Kandidaten- und Abgeordnetenwatch
Das Internet-Projekt Abgeordnetenwatch ist ab sofort auch für den Bundestag verfügbar. In Hamburg müssen sich die Abgeordneten bereits seit 2004 den Fragen der Bürger stellen, außerdem wird das Abstimmungsverhalten dokumentiert. Auch bei Landtagswahlen konnten die Wähler bereits über Kandidatenwatch den Bewerbern auf den Zahn fühlen. Basis für das neue Abgeordnetenwatch sind die Fragen der Bürger vor der Bundestagswahl. Die Antworten könnten einige Politiker in Erklärungsnotstand bringen, beispielsweise was die Haltung zur Mehrwertsteuer angeht.
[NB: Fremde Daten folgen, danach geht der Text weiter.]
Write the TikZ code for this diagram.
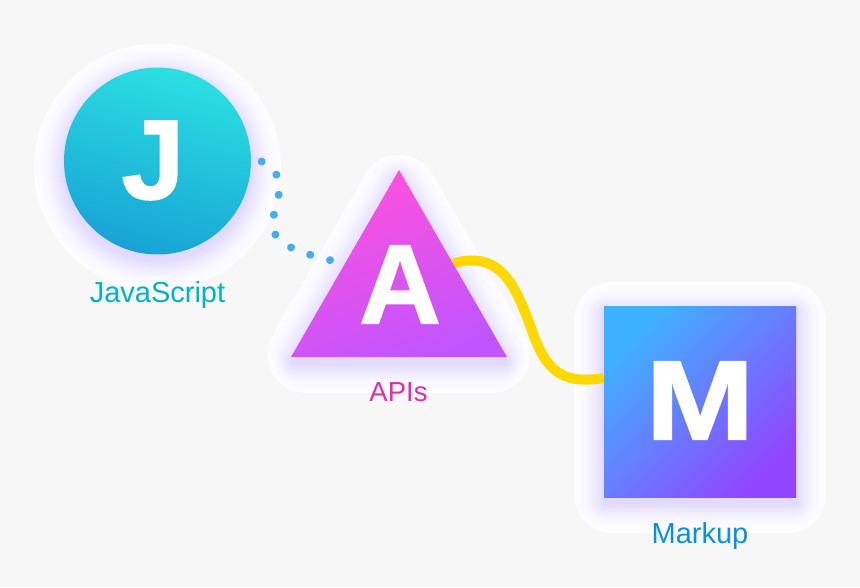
\documentclass[tikz,border=0pt]{standalone}
\usepackage{fontspec}
\usepackage{xcolor}
\setmainfont{Liberation Sans}
\font\letterfont="Liberation Sans/B:embolden=1.5" at 113pt
\usetikzlibrary{calc,backgrounds,shapes.geometric}
\definecolor{color_page}{HTML}{f7f7f7}
\definecolor{color_glow_in}{HTML}{e0d8ff}
\definecolor{color_glow_out}{HTML}{fdfcff}
\definecolor{color_dots}{HTML}{42adfb}
\definecolor{color_yellow}{HTML}{ffd800}
\definecolor{color_label_js}{HTML}{00b4c8}
\definecolor{color_label_apis}{HTML}{e02cb4}
\definecolor{color_label_markup}{HTML}{0a90e0}
\definecolor{color_js_top}{HTML}{2cdfe2}
\definecolor{color_js_bottom}{HTML}{17a3d5}
\definecolor{color_apis_top}{HTML}{ff50dc}
\definecolor{color_apis_bottom}{HTML}{c055ff}
\definecolor{color_markup_top}{HTML}{3fb2ff}
\definecolor{color_markup_bottom}{HTML}{9046ff}
\begin{document}
\begin{tikzpicture}[x=1pt,y=-1pt,
	letter/.style={white,font=\letterfont,inner sep=0pt},
	tag/.style={font=\fontsize{29}{30}\selectfont,inner sep=0pt},
	glow_layer/.style={draw=#1,fill=#1,line join=round},
	]
	\useasboundingbox (0,0) rectangle (860,587);
	% Shapes
	\node[circle,minimum size=187pt,inner sep=0pt,top color=color_js_top,bottom color=color_js_bottom,shading angle=-15] (node_js) at (157.5,161) {};
	\node[regular polygon,regular polygon sides=3,minimum size=249.4pt,inner sep=0pt,top color=color_apis_top,bottom color=color_apis_bottom,shading angle=20] (node_apis) at (399,294.7) {};
	\node[rectangle,minimum width=192pt,minimum height=191pt,inner sep=0pt,top color=color_markup_top,bottom color=color_markup_bottom,shading angle=45] (node_markup) at (700,401.5) {};

	% Letters
	\node[letter] (letter_j) at (153,160.5) {J};
	\node[letter] (letter_a) at (400,284.5) {A};
	\node[letter,xscale=1.15] (letter_m) at (700,400.5) {M};

	% Labels
	\node[tag,color_label_js] (label_js) at (157.5,295) {JavaScript};
	\node[tag,color_label_apis,font=\fontsize{27.5}{30}\selectfont] (label_apis) at (398.5,392) {APIs};
	\node[tag,color_label_markup] (label_markup) at (700,536) {Markup};

	\begin{scope}[on background layer]
		\fill[color_page] (0,0) rectangle (860,587);

		% Glow
		\foreach \off in {30,29,...,1} {
			\pgfmathsetmacro{\pct}{100*(1-\off/31)^2}
			\fill[color_glow_in!\pct!color_glow_out] (157.5,167) circle({93.5+\off});
		}
		\foreach \off in {30,29,...,1} {
			\pgfmathsetmacro{\pct}{100*(1-\off/31)^2}
			\pgfmathsetmacro{\ins}{0.3*\off}
			\draw[glow_layer=color_glow_in!\pct!color_glow_out,line width={2*(\off+\ins)}]
				(399,{176+2*\ins}) --
				({291+1.732*\ins},{363-\ins}) --
				({507-1.732*\ins},{363-\ins}) --
				cycle;
		}
		\foreach \off in {30,29,...,1} {
			\pgfmathsetmacro{\pct}{100*(1-\off/31)^2}
			\pgfmathsetmacro{\ins}{0.3*\off}
			\draw[glow_layer=color_glow_in!\pct!color_glow_out,line width={2*(\off+\ins)}]
				({604+\ins},{312+\ins}) rectangle ({796-\ins},{503-\ins});
		}

		% Connectors
		\draw[color_dots,line width=8pt,line cap=round,dash pattern=on 0.01pt off 20.5pt,dash phase=10pt]
			(node_js.east) .. controls (270,158) and (281,175) .. (279,192)
			.. controls (277,212) and (266,225) .. (278,238)
			.. controls (288,250) and (315,257) .. (node_apis.side 1);
		\coordinate (markup_in) at ($(node_markup.north west)!0.377!(node_markup.south west)$);
		\draw[color_yellow,line width=10pt]
			(node_apis.side 3) .. controls (500,250) and (515,285) .. (530,325)
			.. controls (545,370) and (560,385) .. (markup_in);
	\end{scope}
\end{tikzpicture}
\end{document}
tagesschau.de: Sind die Blogs die neuen Fanzines, also Zeitschriften aus Subkulturen, von denen einige etablierte Magazine geworden sind?

Kleinsteuber: Der Begriff subkulturell ist ganz wichtig. Auch schon in vergangenen Mediengenerationen kamen aus der Peripherie, aus alternativen Milieus neue Medien, die dann zum Mainstream wurden. Das kann man sich hier auch vorstellen. In welcher Form, das lässt sich noch nicht abschätzen. Die Blogs sind ja auch sehr uneinheitlich.

tagesschau.de: Politiker versuchen das Internet für sich zu nutzen. Bei Abgeordnetenwatch könnten sie sich selbst Fragen stellen oder Fragen bei Anhängern in Auftrag geben.

Kleinsteuber: So etwas hat es schon immer gegeben, man lässt sich lieber von Anhängern als von Gegnern befragen. Da ist das Internet nur ein neuer Ort. Das wird passieren, der Leser wird das aber schnell merken. Wenn man sich die Fragen von Kandidatenwatch anschaut, dann sind die meisten eher kritisch.